# Work required
Please print exactly the lines below, from the start of the material up to and including the line with "import altair as alt", but none of the pictures.

# Provided material

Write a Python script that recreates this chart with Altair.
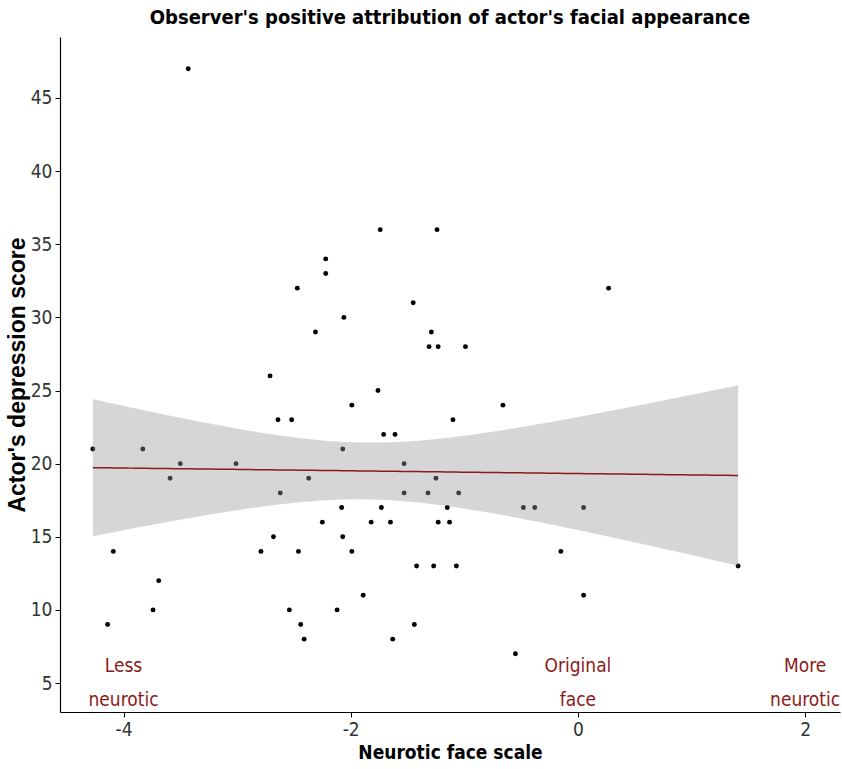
import numpy as np
import pandas as pd
import altair as alt

# Neurotic face scale position chosen by each observer, and the actor's depression score
face_scale = [
    -3.43, -4.27, -3.83, -3.50, -3.59, -3.01, -2.64, -2.52, -1.99, -2.07,
    -2.62, -2.37, -2.08, -2.25, -2.68, -2.07, -2.79, -2.46, -1.99, -4.09,
    -3.69, -3.74, -2.54, -2.12, -4.14, -2.44, -2.41, -1.74, -1.24, -2.22,
    -2.22, -2.47, -1.45, -2.06, -2.31, -1.29, -1.31, -1.23, -0.99, -2.71,
    -1.76, -1.10, -1.71, -1.61, -1.53, -1.25, -1.53, -1.32, -1.05, -1.73,
    -1.15, -1.82, -1.65, -1.23, -1.13, -1.42, -1.27, -1.07, -1.89, -1.44,
    -1.63, 0.27, -0.66, -0.48, -0.38, 0.05, -0.15, 1.41, 0.05, -0.55,
]
depression = [
    47, 21, 21, 20, 19, 20, 23, 23, 24, 21,
    18, 19, 17, 16, 15, 15, 14, 14, 14, 14,
    12, 10, 10, 10, 9, 9, 8, 36, 36, 34,
    33, 32, 31, 30, 29, 29, 28, 28, 28, 26,
    25, 23, 22, 22, 20, 19, 18, 18, 18, 17,
    17, 16, 16, 16, 16, 13, 13, 13, 11, 9,
    8, 32, 24, 17, 17, 17, 14, 13, 11, 7,
]

anchor_x = [-4, 0, 2]
anchor_y = [5, 5, 5]
anchor_text = ["Less\nneurotic", "Original\nface", "More\nneurotic"]

points = pd.DataFrame({"x": face_scale, "y": depression})

# Ordinary least squares fit with a 95% confidence band for the mean
x = np.array(face_scale, dtype=float)
y = np.array(depression, dtype=float)
n = len(x)
xm = x.mean()
sxx = ((x - xm) ** 2).sum()
slope = ((x - xm) * (y - y.mean())).sum() / sxx
intercept = y.mean() - slope * xm
resid = y - (intercept + slope * x)
s = np.sqrt((resid ** 2).sum() / (n - 2))
df_ = n - 2
z = 1.959964
tq = z + (z ** 3 + z) / (4 * df_) + (5 * z ** 5 + 16 * z ** 3 + 3 * z) / (96 * df_ ** 2)
grid = np.linspace(x.min(), x.max(), 120)
fit = intercept + slope * grid
se = s * np.sqrt(1.0 / n + (grid - xm) ** 2 / sxx)
band = pd.DataFrame({"x": grid, "fit": fit, "lo": fit - tq * se, "hi": fit + tq * se})

labels = pd.DataFrame({"x": anchor_x, "y": anchor_y, "t": anchor_text})

narrow = "DejaVu Sans Condensed, Liberation Sans Narrow, sans-serif"

xscale = alt.Scale(domain=[-4.559, 2.307], nice=False, zero=False)
yscale = alt.Scale(domain=[3.02, 49.17], nice=False, zero=False)

xaxis = alt.Axis(
    values=[-4, -2, 0, 2], labelExpr="'' + datum.value",
    title="Neurotic face scale", titleFont=narrow,
    titleFontSize=19, titleFontWeight="bold", titleColor="black", titlePadding=4,
)
yaxis = alt.Axis(
    values=[5, 10, 15, 20, 25, 30, 35, 40, 45], labelExpr="'' + datum.value",
    title="Actor's depression score",
    titleFont="Liberation Sans", titleFontSize=23, titleFontWeight="bold",
    titleColor="black", titlePadding=1,
)

pts = alt.Chart(points).mark_circle(size=24, color="black", opacity=1).encode(
    x=alt.X("x:Q", scale=xscale, axis=xaxis),
    y=alt.Y("y:Q", scale=yscale, axis=yaxis),
)

ribbon = alt.Chart(band).mark_area(color="#999999", opacity=0.4).encode(
    x=alt.X("x:Q", scale=xscale),
    y=alt.Y("lo:Q", scale=yscale),
    y2="hi:Q",
)

line = alt.Chart(band).mark_line(color="#8B1A1A", strokeWidth=1.5).encode(
    x=alt.X("x:Q", scale=xscale),
    y=alt.Y("fit:Q", scale=yscale),
)

text = alt.Chart(labels).mark_text(
    font=narrow, fontSize=19, color="#8B1A1A", lineBreak="\n",
    lineHeight=34, baseline="middle", align="center", dy=-17,
).encode(
    x=alt.X("x:Q", scale=xscale),
    y=alt.Y("y:Q", scale=yscale),
    text="t:N",
)

chart = (
    alt.layer(pts, ribbon, line, text)
    .properties(
        width=780, height=675,
        title=alt.TitleParams(
            "Observer's positive attribution of actor's facial appearance",
            font=narrow, fontSize=20, fontWeight="bold", color="black",
            anchor="middle", offset=9,
        ),
        autosize=alt.AutoSizeParams(type="none"),
        padding={"left": 60, "top": 37, "right": 2, "bottom": 57},
    )
    .configure_view(stroke=None)
    .configure_axis(
        grid=False, domainColor="black", domainWidth=1.2, tickColor="black",
        tickSize=5, labelFont=narrow, labelFontSize=19, labelColor="#333333",
        labelPadding=3,
    )
)

chart.save("out.html", embed_options={"renderer": "svg", "actions": False})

# Exercise response
Write a Python script that recreates this chart with Altair.
import numpy as np
import pandas as pd
import altair as alt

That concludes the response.